Refira-se que a UTAO tem um gráfico, na página 32 do relatório sobre o OE24, que mostra a mesma realidade para um conjunto mais alargado de países do que os membros da OCDE. Um valor hora de cerca de 42 dólares, colocando, em 43 países, Portugal no 12º pior.

Adicionalmente, nos últimos 20 anos, a produtividade da economia portuguesa praticamente estagnou (e daí a estagnação económica atrás referida), tendo mesmo divergido face à média europeia. Mas não é apenas um problema da produtividade do fator trabalho. Verifica-se o mesmo na produtividade do fator capital, bem como na TPF (Total Productivity Factor). Mais uma vez, a UTAO salienta que, em Portugal, a variável TPF não cresceu entre 2005 e 2020. Subiu ligeiramente até 2007, para depois recuar e estagnar até 2020 no nível verificado em 2010, além de divergir dos países com maior produtividade desde 2015.

O gráfico abaixo mostra a correlação elevadíssima entre produtividade e salário médio. Quanto mais elevada for a produtividade de um país, maior será a média dos seus salários. Trata-se de algo relativamente consensual entre os economistas, mas que no debate público raramente é referido. Mas a correlação é por demais evidente.

O que se infere deste gráfico, além dessa elevada correlação entre produtividade e salário médio, sobre o caso português? Portugal está muito próximo da reta de regressão linear (ligeiramente abaixo). O salário médio em Portugal é exatamente aquele que o seu nível de produtividade faria esperar.

Isso significa que apenas haverá aumento do salário médio se houver aumentos de produtividade. A margem existente é muito curta. Qualquer subida de salários acima da produtividade colocaria Portugal mais distante da reta de regressão, e acima desta, tornando a economia portuguesa ainda menos competitiva e aumentando os seus desequilíbrios, o que não seria sustentável no médio e longo prazo.

Subir os salários depende de aumentarmos a produtividade, excecionalmente baixa entre nós, e com crescimentos desanimadoramente medíocres desde há duas décadas. A produtividade é um tema totalmente ausente do debate público. Mas há poucas coisas mais determinantes para o nosso futuro.

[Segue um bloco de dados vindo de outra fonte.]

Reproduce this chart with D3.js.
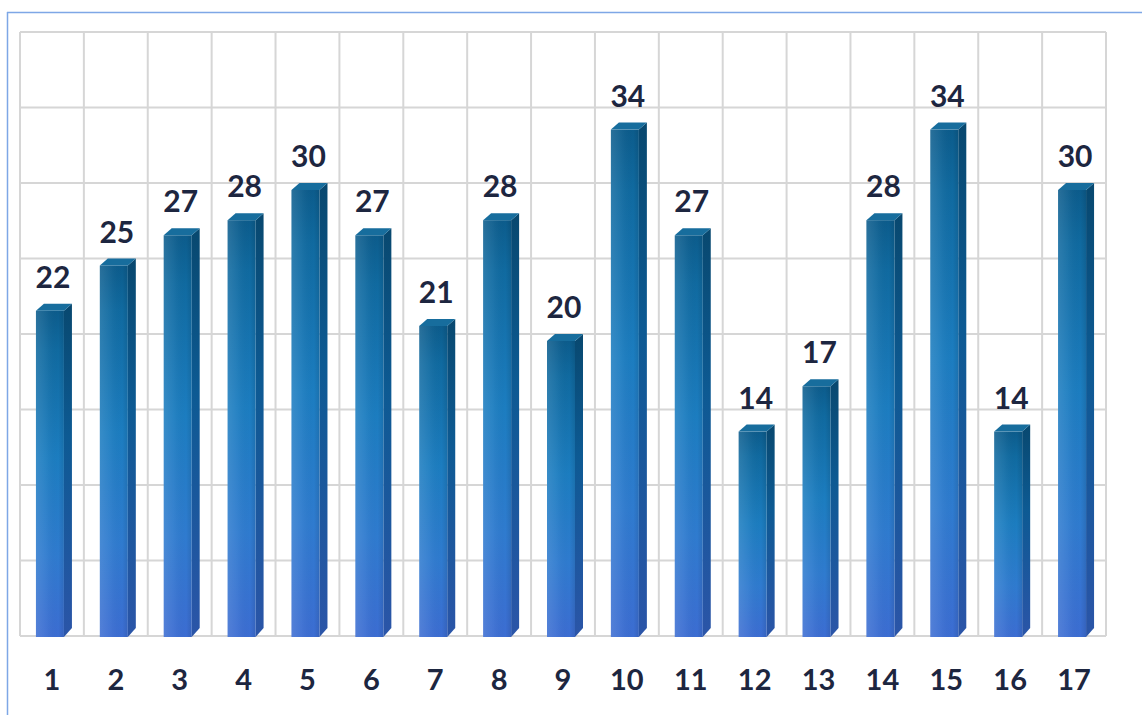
<!DOCTYPE html>
<html>
<head>
<meta charset="utf-8">
<script src="https://cdn.jsdelivr.net/npm/d3@7"></script>
<style>
  html, body { margin: 0; padding: 0; background: #ffffff; }
  svg { display: block; }
</style>
</head>
<body>
<svg id="chart" width="1142" height="715"></svg>
<script>
// Categories and values
const categories = ["1","2","3","4","5","6","7","8","9","10","11","12","13","14","15","16","17"];
const values = [22, 25, 27, 28, 30, 27, 21, 28, 20, 34, 27, 14, 17, 28, 34, 14, 30];
const gridTicks = [0, 5, 10, 15, 20, 25, 30, 35, 40];

const svg = d3.select("#chart");

// Plot geometry
const plotLeft = 20, plotRight = 1106, plotTop = 32, plotBottom = 636;
const depthX = 8, depthY = 7;

const x = d3.scaleBand().domain(categories).range([plotLeft, plotRight]).padding(0);
const y = d3.scaleLinear().domain([0, 40]).range([plotBottom, plotTop]);

// Outer frame lines (top and left)
svg.append("line").attr("x1", 7).attr("x2", 1142).attr("y1", 12.5).attr("y2", 12.5)
  .attr("stroke", "#7ea7e6").attr("stroke-width", 1.5);
svg.append("line").attr("x1", 7.5).attr("x2", 7.5).attr("y1", 12).attr("y2", 715)
  .attr("stroke", "#7ea7e6").attr("stroke-width", 1.5);

// Gradients
const defs = svg.append("defs");
const gFront = defs.append("linearGradient").attr("id", "front").attr("x1", 0).attr("y1", 0).attr("x2", 0).attr("y2", 1);
[[0, "#0c5c8c"], [0.12, "#106aa0"], [0.45, "#1c7dc0"], [0.75, "#2f7bcf"], [1, "#3c6dd2"]]
  .forEach(([o, c]) => gFront.append("stop").attr("offset", o).attr("stop-color", c));
const gShine = defs.append("linearGradient").attr("id", "shine").attr("x1", 0).attr("y1", 0).attr("x2", 1).attr("y2", 0);
[[0, "#ffffff", 0.12], [0.35, "#ffffff", 0.05], [0.8, "#000000", 0.0], [1, "#000000", 0.10]]
  .forEach(([o, c, a]) => gShine.append("stop").attr("offset", o).attr("stop-color", c).attr("stop-opacity", a));
const gSide = defs.append("linearGradient").attr("id", "side").attr("x1", 0).attr("y1", 0).attr("x2", 0).attr("y2", 1);
[[0, "#08486f"], [0.4, "#0d5a93"], [1, "#2b55a8"]]
  .forEach(([o, c]) => gSide.append("stop").attr("offset", o).attr("stop-color", c));

// Grid: horizontal lines at value ticks, vertical lines at category boundaries
const grid = svg.append("g").attr("stroke", "#d6d6d6").attr("stroke-width", 2);
grid.selectAll("line.h").data(gridTicks).join("line")
  .attr("x1", plotLeft).attr("x2", plotRight)
  .attr("y1", d => y(d)).attr("y2", d => y(d));
const bounds = categories.map(c => x(c)).concat([plotRight]);
grid.selectAll("line.v").data(bounds).join("line")
  .attr("x1", d => d).attr("x2", d => d)
  .attr("y1", plotTop).attr("y2", plotBottom);

// Bars
const bars = svg.append("g").selectAll("g").data(categories.map((c, i) => ({ c, v: values[i] }))).join("g");
bars.each(function (d) {
  const g = d3.select(this);
  const cx = x(d.c) + x.bandwidth() / 2;
  const x0 = cx - 16, x1 = cx + 12;
  const ft = y(d.v) + depthY;          // front face top
  const fb = plotBottom + 1;           // front face bottom
  // side face
  g.append("path")
    .attr("d", `M${x1},${ft} L${x1 + depthX},${ft - depthY} L${x1 + depthX},${fb - depthY - 2} L${x1},${fb} Z`)
    .attr("fill", "url(#side)");
  // front face
  g.append("rect").attr("x", x0).attr("y", ft).attr("width", x1 - x0).attr("height", fb - ft)
    .attr("fill", "url(#front)");
  g.append("rect").attr("x", x0).attr("y", ft).attr("width", x1 - x0).attr("height", fb - ft)
    .attr("fill", "url(#shine)");
  // top face
  g.append("path")
    .attr("d", `M${x0},${ft} L${x0 + depthX},${ft - depthY} L${x1 + depthX},${ft - depthY} L${x1},${ft} Z`)
    .attr("fill", "#176d9d");
  // value label
  g.append("text")
    .attr("x", cx + 1).attr("y", y(d.v) - 16)
    .attr("text-anchor", "middle")
    .attr("font-family", "Lato, 'Open Sans', sans-serif")
    .attr("font-weight", 700).attr("font-size", 30)
    .attr("fill", "#1d2640")
    .text(d.v);
});

// Category labels
svg.append("g").selectAll("text").data(categories).join("text")
  .attr("x", d => x(d) + x.bandwidth() / 2)
  .attr("y", 690)
  .attr("text-anchor", "middle")
  .attr("font-family", "Lato, 'Open Sans', sans-serif")
  .attr("font-weight", 700).attr("font-size", 29)
  .attr("fill", "#1d2640")
  .text(d => d);
</script>
</body>
</html>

Temos de aumentar a produtividade para podermos aumentar os rendimentos, salários, pensões, prestações sociais e os recursos para o Estado Social e as funções do Estado.

(*)

Ainda de acordo com a UTAO, no relatório do OE24 (pag. 35): “De 979 € em 2006 chegou a 1124 € em 2020, um acréscimo real de 14,9% em 14 anos. No percentil 90, o crescimento foi de apenas 7,5%. Em 2020, o salário bruto médio, a preços de 2006, dos 10% melhor pagos valia 1975 €. Os 10% pior pagos recebiam, em média, 620 euros em 2020, contra 450 € em 2006 (+ 37,7%), reflexo da subida da remuneração mínima mensal obrigatória. Metade dos 4,4 milhões de trabalhadores no sector privado ganhava menos de 872 euros em 2020.”